Our queue has full non-blocking and lock-free progress guarantees. For the fast path and in the general case, all threads can make progress by simply inserting into or consuming from their reserved array slot. However, this can not be guaranteed, since it is possible for a slot having to be abandoned and both corresponding operations having to retry. This can, in fact, theoretically result in a temporary live-lock situation, in which all threads continuously have to abandon one slot after another. However, this live-lock can last at most for $N$ steps, after which the current node is drained and all dequeue operations have to conclude that the queue is empty, whereas at least one enqueue operation is guaranteed to be able to insert its element through the CAS at line T10, so at least one thread is able to make progress in a bounded number of steps.

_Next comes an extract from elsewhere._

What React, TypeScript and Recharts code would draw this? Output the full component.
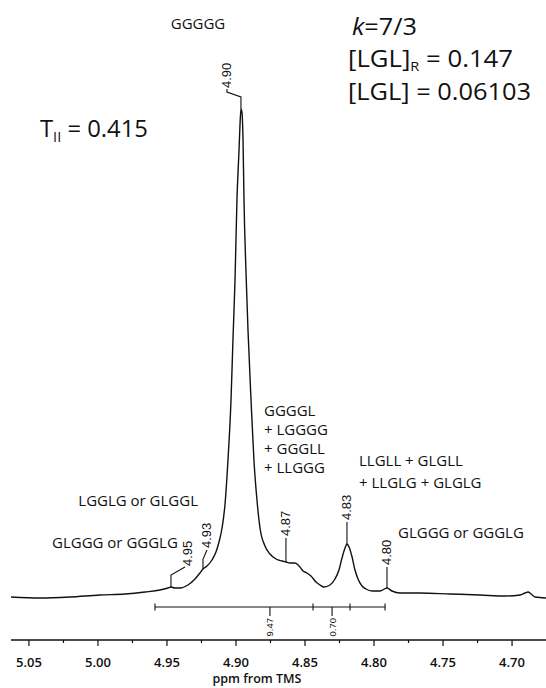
import { LineChart, Line, XAxis, YAxis, ReferenceDot, ReferenceLine } from "recharts";

// 1H NMR spectrum, methine region (ppm from TMS), intensity in arbitrary units
const shifts = [
  5.063, 5.042, 5.0203, 4.9986, 4.9804, 4.9659, 4.9551, 4.9493, 4.9471, 4.9442,
  4.9406, 4.9348, 4.9297, 4.9261, 4.9239, 4.921, 4.9174, 4.9145, 4.9123, 4.9101,
  4.908, 4.9058, 4.9036, 4.9022, 4.9007, 4.8993, 4.8978, 4.8971, 4.8964, 4.8957,
  4.8949, 4.8942, 4.8928, 4.8913, 4.8891, 4.887, 4.8848, 4.8826, 4.879, 4.8754,
  4.871, 4.8667, 4.8638, 4.8609, 4.8572, 4.8543, 4.8514, 4.8486, 4.8457, 4.842,
  4.8391, 4.8362, 4.8319, 4.8283, 4.8254, 4.8232, 4.821, 4.8196, 4.8181, 4.8159,
  4.8138, 4.8116, 4.8087, 4.8058, 4.8014, 4.7957, 4.7906, 4.787, 4.7812, 4.7667,
  4.7449, 4.7232, 4.7051, 4.6942, 4.6906, 4.6884, 4.6862, 4.6833, 4.6754,
];
const intensity = [
  0.0, -0.2, 0.0, 0.4, 0.6, 1.0, 1.4, 1.8, 2.0, 1.8,
  1.8, 2.4, 3.6, 4.8, 5.6, 6.2, 7.4, 9.0, 11.0, 13.8,
  18.4, 27.4, 39.4, 51.4, 63.4, 79.4, 89.4, 94.4, 97.6, 97.0,
  91.4, 79.4, 65.4, 53.4, 39.4, 27.4, 19.4, 13.8, 10.2, 8.6,
  7.6, 7.2, 7.0, 6.8, 6.8, 6.2, 5.2, 4.8, 4.2, 3.0,
  2.4, 2.0, 2.4, 3.6, 5.4, 7.8, 9.8, 10.6, 10.0, 8.0,
  5.4, 3.6, 2.2, 1.6, 1.2, 1.2, 1.8, 1.2, 0.8, 0.8,
  0.6, 0.4, 0.2, 0.4, 0.8, 1.0, 0.6, 0.0, -0.2,
];

// peak picks
const peakShifts = [4.9471, 4.9239, 4.8964, 4.8638, 4.8196, 4.7906];
const peakHeights = [2.0, 5.6, 97.6, 7.0, 10.6, 1.8];
const peakTexts = ["4.95", "4.93", "4.90", "4.87", "4.83", "4.80"];

// integration
const integralBounds = [4.9587, 4.8442, 4.8174, 4.792];
const integralLevel = -2;
const integralLabelShifts = [4.8754, 4.8304];
const integralTexts = ["9.47", "0.70"];

// axis
const majorTicks = [5.05, 5.0, 4.95, 4.9, 4.85, 4.8, 4.75, 4.7];
const minorTicks = [5.025, 4.975, 4.925, 4.875, 4.825, 4.775, 4.725];

const data = shifts.map((s, i) => ({ ppm: s, y: intensity[i] }));

const INK = "#111";
const LABEL_FONT = "'Liberation Sans', Arial, sans-serif";
const TEXT_FONT = "'Open Sans', 'Noto Sans', sans-serif";

// leader line (dx,dy points from the peak) and where the rotated text starts
const leaders: { path: [number, number][]; text: [number, number] }[] = [
  { path: [[0, 0], [0, -12], [14, -20]], text: [17, -21] },
  { path: [[0, 0], [0, -10], [4, -19]], text: [4, -21] },
  { path: [[0, 0], [0, -12], [-14, -17], [-14, -20]], text: [-14, -21] },
  { path: [[0, 0], [0, -24]], text: [0, -26] },
  { path: [[0, 0], [0, -22]], text: [0, -24] },
  { path: [[0, 0], [0, -21]], text: [0, -23] },
];

const PeakLabel = (i: number) => (p: any) => {
  const { cx, cy } = p;
  const l = leaders[i];
  const d = l.path.map(([dx, dy], k) => `${k ? "L" : "M"}${cx + dx},${cy + dy}`).join(" ");
  const tx = cx + l.text[0];
  const ty = cy + l.text[1];
  return (
    <g>
      <path d={d} fill="none" stroke={INK} strokeWidth={1.1} />
      <text
        x={tx}
        y={ty}
        transform={`rotate(-90 ${tx} ${ty})`}
        dominantBaseline="central"
        fontSize={13}
        fontFamily={LABEL_FONT}
        fill={INK}
      >
        {peakTexts[i]}
      </text>
    </g>
  );
};

const IntegralTick = (p: any) => (
  <line x1={p.cx} x2={p.cx} y1={p.cy - 3.5} y2={p.cy + 3.5} stroke={INK} strokeWidth={1.1} />
);

const IntegralValue = (i: number) => (p: any) => {
  const { cx, cy } = p;
  const ty = cy + 11;
  return (
    <g>
      <line x1={cx} x2={cx} y1={cy} y2={cy + 9} stroke={INK} strokeWidth={1.1} />
      <text
        x={cx}
        y={ty}
        transform={`rotate(-90 ${cx} ${ty})`}
        dominantBaseline="central"
        textAnchor="end"
        fontSize={9.5}
        fontFamily={LABEL_FONT}
        fill={INK}
      >
        {integralTexts[i]}
      </text>
    </g>
  );
};

const AxisTick = (props: any) => {
  const { x, y, payload } = props;
  const v = payload.value as number;
  const major = majorTicks.some((t) => Math.abs(t - v) < 1e-6);
  return (
    <g>
      <line x1={x} x2={x} y1={y} y2={y + (major ? 6 : 3)} stroke={INK} strokeWidth={1.2} />
      {major && (
        <text
          x={x}
          y={y + 27}
          textAnchor="middle"
          fontSize={13}
          fontWeight={600}
          fontFamily={TEXT_FONT}
          fill={INK}
        >
          {v.toFixed(2)}
        </text>
      )}
    </g>
  );
};

export default function App() {
  return (
    <div style={{ position: "absolute", left: 0, top: 0, width: 546, height: 688, background: "#fff" }}>
      <LineChart width={546} height={688} data={data} margin={{ top: 40, right: 0, bottom: 0, left: 11 }}>
        <XAxis
          dataKey="ppm"
          type="number"
          domain={[4.6754, 5.063]}
          reversed
          allowDataOverflow
          ticks={[...majorTicks, ...minorTicks]}
          interval={0}
          height={48}
          tickLine={false}
          tickSize={0}
          tickMargin={0}
          axisLine={{ stroke: INK, strokeWidth: 1.3 }}
          tick={AxisTick}
        />
        <YAxis hide type="number" domain={[-8.6, 111.4]} allowDataOverflow />
        <Line
          type="monotone"
          dataKey="y"
          stroke={INK}
          strokeWidth={1.4}
          dot={false}
          isAnimationActive={false}
        />
        <ReferenceLine
          segment={[
            { x: integralBounds[0], y: integralLevel },
            { x: integralBounds[integralBounds.length - 1], y: integralLevel },
          ]}
          stroke={INK}
          strokeWidth={1.1}
        />
        {integralBounds.map((b) => (
          <ReferenceDot key={`ib${b}`} x={b} y={integralLevel} r={0} shape={IntegralTick} />
        ))}
        {integralLabelShifts.map((s, i) => (
          <ReferenceDot key={`il${s}`} x={s} y={integralLevel} r={0} shape={IntegralValue(i)} />
        ))}
        {peakShifts.map((s, i) => (
          <ReferenceDot key={`pk${s}`} x={s} y={peakHeights[i]} r={0} shape={PeakLabel(i)} />
        ))}
      </LineChart>
      <svg
        width={546}
        height={688}
        style={{ position: "absolute", left: 0, top: 0, pointerEvents: "none" }}
        fontFamily={TEXT_FONT}
        fill={INK}
      >
        <text x={257} y={683} textAnchor="middle" fontSize={12.5} fontWeight={600}>
          ppm from TMS
        </text>
        <text x={198} y={29} textAnchor="middle" fontSize={15}>GGGGG</text>
        <text fontSize={15}>
          <tspan x={264} y={416}>GGGGL</tspan>
          <tspan x={264} y={435}>+ LGGGG</tspan>
          <tspan x={264} y={454}>+ GGGLL</tspan>
          <tspan x={264} y={473}>+ LLGGG</tspan>
        </text>
        <text fontSize={15}>
          <tspan x={359} y={466}>LLGLL + GLGLL</tspan>
          <tspan x={359} y={488}>+ LLGLG + GLGLG</tspan>
        </text>
        <text x={398} y={538} fontSize={15}>GLGGG or GGGLG</text>
        <text x={198} y={506} textAnchor="end" fontSize={15}>LGGLG or GLGGL</text>
        <text x={52} y={548} fontSize={15}>GLGGG or GGGLG</text>

        <text x={352} y={35} fontSize={23} textLength={65} lengthAdjust="spacingAndGlyphs">
          <tspan fontStyle="italic">k</tspan>=7/3
        </text>
        <text x={348} y={67} fontSize={23} textLength={165} lengthAdjust="spacingAndGlyphs">
          [LGL]<tspan fontSize={13} dy={4}>R</tspan>
          <tspan dy={-4}> = 0.147</tspan>
        </text>
        <text x={348} y={100} fontSize={23} textLength={183} lengthAdjust="spacingAndGlyphs">
          [LGL] = 0.06103
        </text>
        <text x={40} y={137} fontSize={23} textLength={108} lengthAdjust="spacingAndGlyphs">
          T<tspan fontSize={14} dy={5}>II</tspan>
          <tspan dy={-5}> = 0.415</tspan>
        </text>
      </svg>
    </div>
  );
}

Threads entering the slow path, on the other hand, may not leave it again, until the desired (path-local) progress has been made by some thread, i.e., when the respective operation's node has been advanced. Therefore, threads may be required to loop inside this path in order to guarantee this property. However, the number of steps required to make progress is bound by the total number of producer or consumer threads: The only possibility for a thread in the slow path to fail at either effecting or observing progress in advancing the respective node is another thread interfering by incrementing the index value (Lines E3 and D8). Since a thread in the slow path can not leave it and increment the same index value again, this provides a "soak-off" effect: The probability for further interfering FAA increments decreases and eventually drops to zero, once all producer or consumer threads have entered the slow path and are "trapped" in it, at which point progress by one of the threads in that path can be guaranteed. This progress will eventually be observed by the other trapped threads, allowing them to proceed as well.